• [What is needed] Check each line of the records for "chart"; collect those that have it.

• [Entries shown]
━━━━

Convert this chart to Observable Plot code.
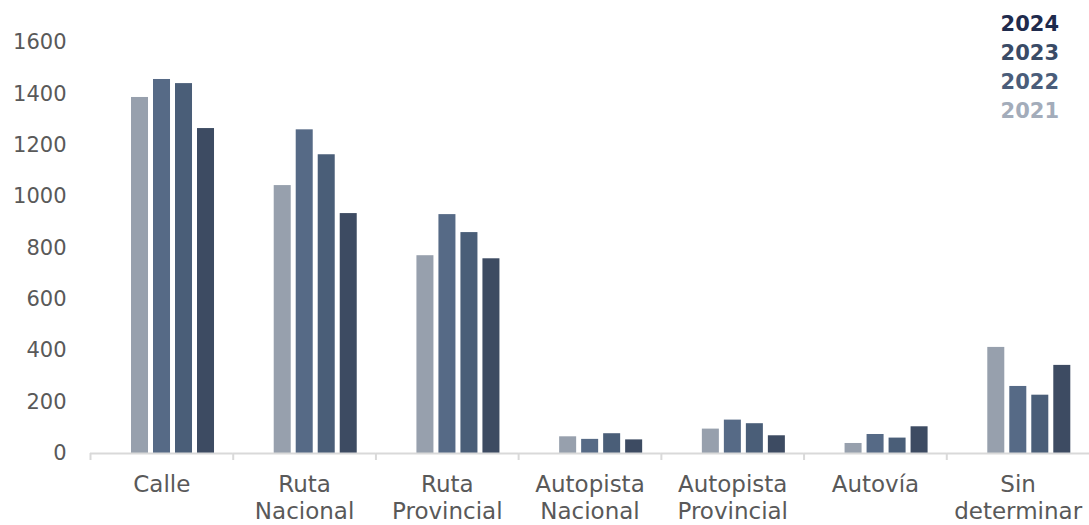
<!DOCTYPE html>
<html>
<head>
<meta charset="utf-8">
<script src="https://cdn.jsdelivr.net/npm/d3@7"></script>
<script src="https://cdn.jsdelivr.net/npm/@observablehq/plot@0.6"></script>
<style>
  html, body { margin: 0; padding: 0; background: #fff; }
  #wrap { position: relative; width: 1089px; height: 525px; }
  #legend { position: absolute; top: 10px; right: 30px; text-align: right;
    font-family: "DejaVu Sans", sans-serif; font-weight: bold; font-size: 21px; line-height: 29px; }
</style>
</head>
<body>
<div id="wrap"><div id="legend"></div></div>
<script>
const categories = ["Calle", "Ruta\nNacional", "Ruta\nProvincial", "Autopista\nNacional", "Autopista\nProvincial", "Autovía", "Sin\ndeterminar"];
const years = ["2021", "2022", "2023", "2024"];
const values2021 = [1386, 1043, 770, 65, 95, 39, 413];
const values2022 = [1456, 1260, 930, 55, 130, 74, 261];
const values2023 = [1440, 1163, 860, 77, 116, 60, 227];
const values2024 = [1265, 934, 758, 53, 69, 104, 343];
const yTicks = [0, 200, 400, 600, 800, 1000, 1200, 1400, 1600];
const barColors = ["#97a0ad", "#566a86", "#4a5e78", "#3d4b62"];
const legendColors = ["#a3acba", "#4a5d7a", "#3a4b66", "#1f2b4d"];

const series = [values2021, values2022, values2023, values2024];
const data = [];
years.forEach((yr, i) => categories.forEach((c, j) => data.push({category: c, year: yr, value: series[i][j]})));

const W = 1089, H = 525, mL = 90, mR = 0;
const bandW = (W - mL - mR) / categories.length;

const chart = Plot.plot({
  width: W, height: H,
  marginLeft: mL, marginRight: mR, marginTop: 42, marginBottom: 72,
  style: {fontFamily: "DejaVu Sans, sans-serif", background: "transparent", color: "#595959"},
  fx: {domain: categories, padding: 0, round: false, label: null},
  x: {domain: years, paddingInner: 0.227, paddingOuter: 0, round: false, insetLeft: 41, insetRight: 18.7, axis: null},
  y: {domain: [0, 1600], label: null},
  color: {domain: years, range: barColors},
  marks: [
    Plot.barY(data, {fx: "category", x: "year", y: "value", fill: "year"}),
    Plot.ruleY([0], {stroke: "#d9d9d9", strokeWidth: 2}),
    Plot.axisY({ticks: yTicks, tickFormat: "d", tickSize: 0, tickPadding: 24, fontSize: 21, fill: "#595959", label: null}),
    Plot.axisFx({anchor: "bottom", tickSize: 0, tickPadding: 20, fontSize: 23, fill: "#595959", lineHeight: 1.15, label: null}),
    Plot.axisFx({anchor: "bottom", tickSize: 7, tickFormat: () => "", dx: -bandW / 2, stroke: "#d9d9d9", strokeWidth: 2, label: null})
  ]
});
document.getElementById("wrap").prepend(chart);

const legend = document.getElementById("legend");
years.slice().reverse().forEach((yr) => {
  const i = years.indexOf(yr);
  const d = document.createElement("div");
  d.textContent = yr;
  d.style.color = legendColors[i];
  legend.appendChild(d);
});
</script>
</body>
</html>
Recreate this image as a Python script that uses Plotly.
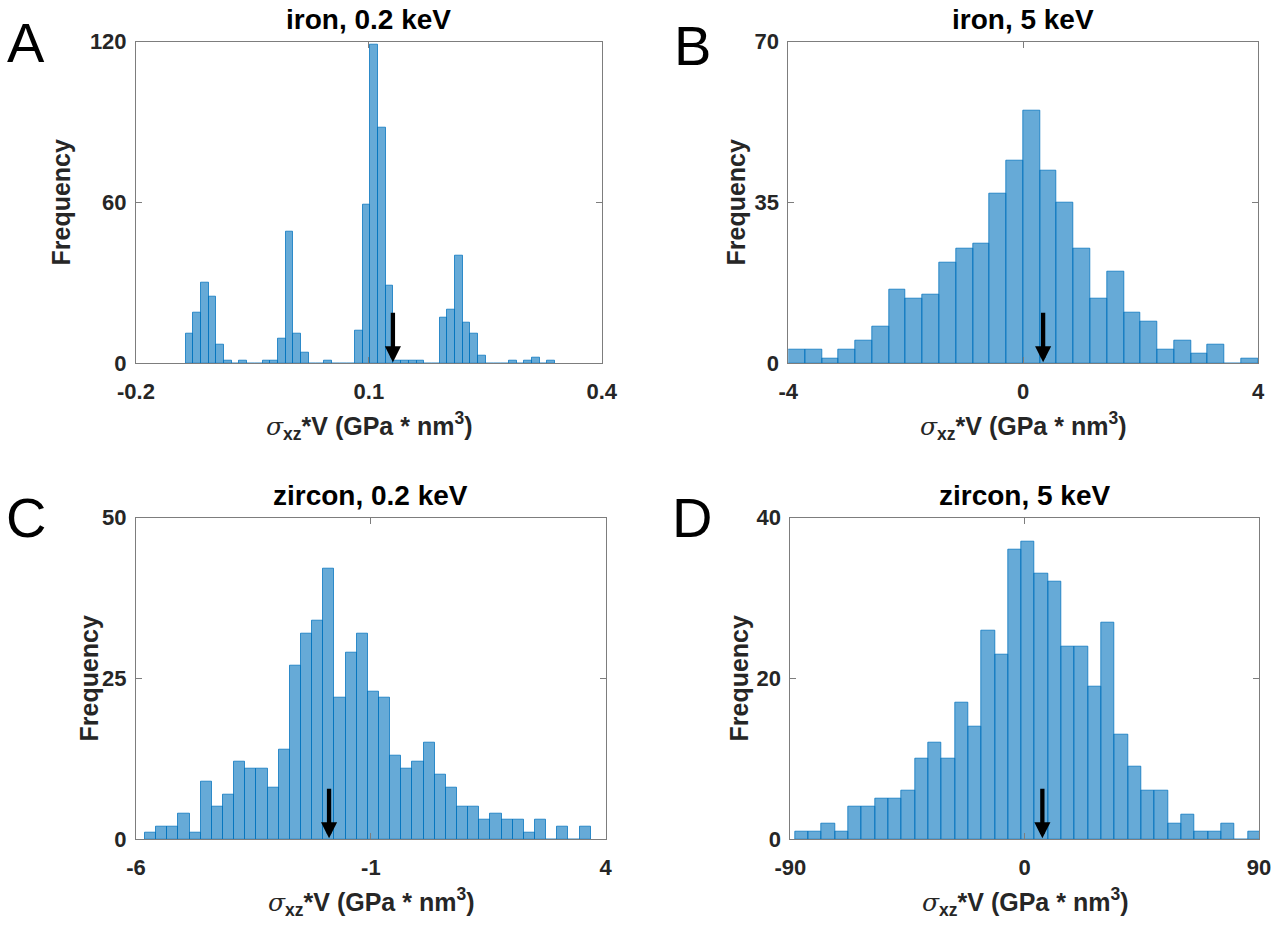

━━━━

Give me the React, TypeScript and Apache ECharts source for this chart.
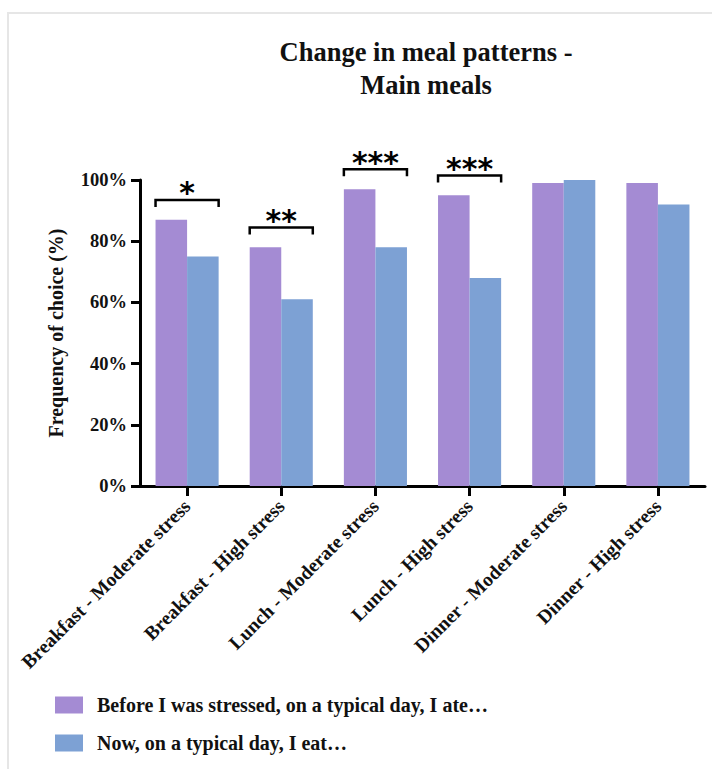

━━━━

• [Result of this task]
Convert this chart to Observable Plot code.
const chart = Plot.plot({
document.getElementById("wrap").prepend(chart);
Give me the React, TypeScript and Apache ECharts source for this chart.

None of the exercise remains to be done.